You don't expect to be able to get INTO the house... do you expect to be able to get OUT of the house?

When the measly 6.8 Nisqually quake hit the Olympia, WA (2001) area (35-40 mi from me), I was having trouble walking through the house toward the door.

I'll bet not too many people in the whopper 9.2 Anchorage quake (1964) were doing anything but holding on to anything they could grab. It also produced a 70-ft tsunami (Belmont, CA has an elevation of 33 ft, although the east side of the Bay would get the major damage, although it would be interesting to see what kind of backwash the west side would get), and vertical land displacements of up to 38 ft.

Have you ever thought of relocating out of the Bay area?

If your storage space is where you live, and most people spend about half their day there, you've probably got close to a 50/50 chance of being there when the Big One hits. And if you are there, you'll probably be in roughly the same condition as your stuff: Mangled beyond recognition, which makes everything else moot; or you'll just have some injuries and so will your stored items. But your place might still be standing, in which case you'll be in clover. And at the mercy of the rest of your looter buds.

Unless you're in Foster City or one of the other cities built on fill. Then you'll just be part of the Bay debris.

But disasters can be really freaky, and there's just no way you can predict how the cards or buildings are going to fall.

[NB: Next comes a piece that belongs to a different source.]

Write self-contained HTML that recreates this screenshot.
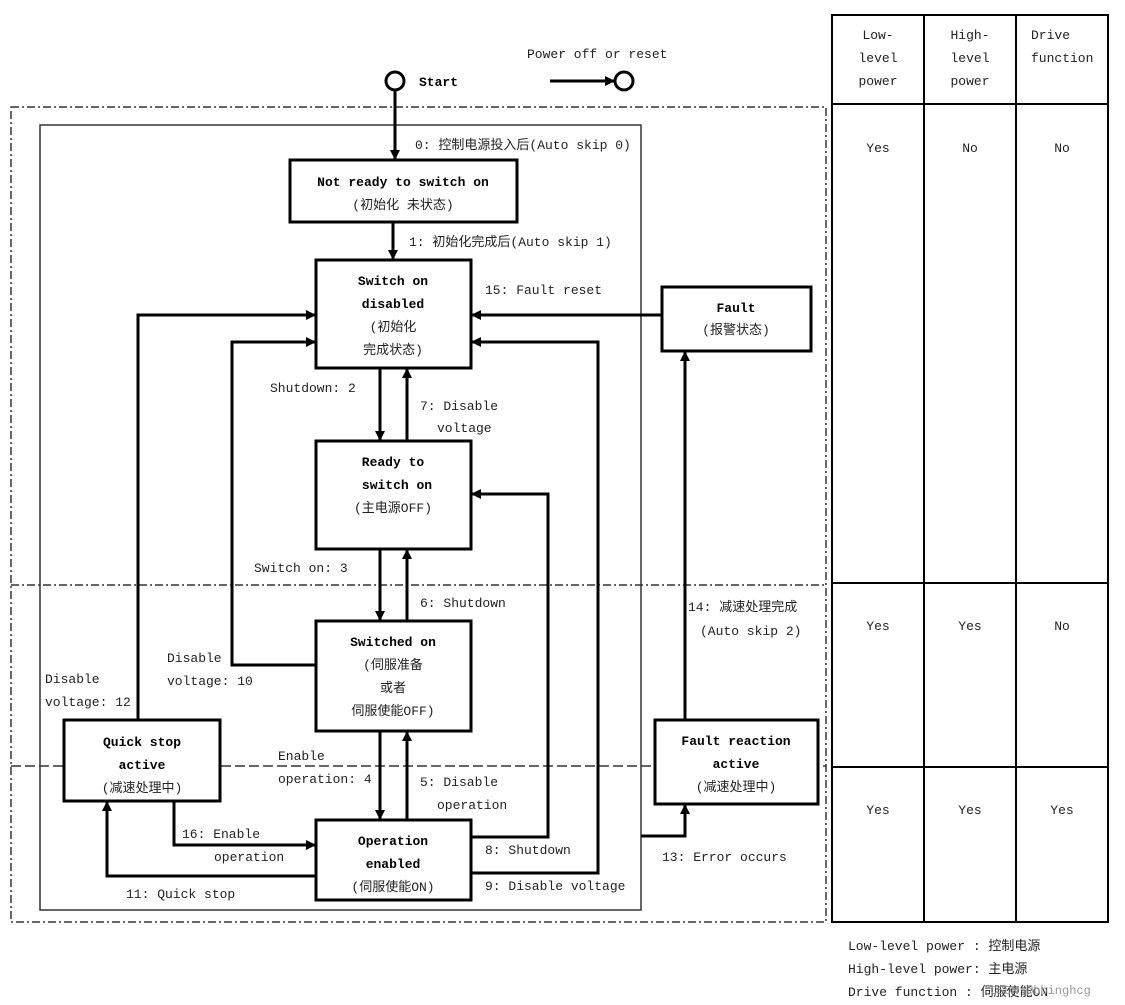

An east-west movement may just make it sway, a north-south shake could rip it in half and tear it down.

If you can't move away, I would collect food and water and camping gear and hope for the best. Sitting in a slightly crooked building with a lousy broken ankle and supplies really beats trying to be a crippled looter pushing a stolen walker. Trust me on this, okay?

You know what the folks here say: Hope for the best and prepare for the worst. And if the worst happens and you croak, you can take peace in the knowledge that some determined looters will probably get at least SOME of the stuff you stored.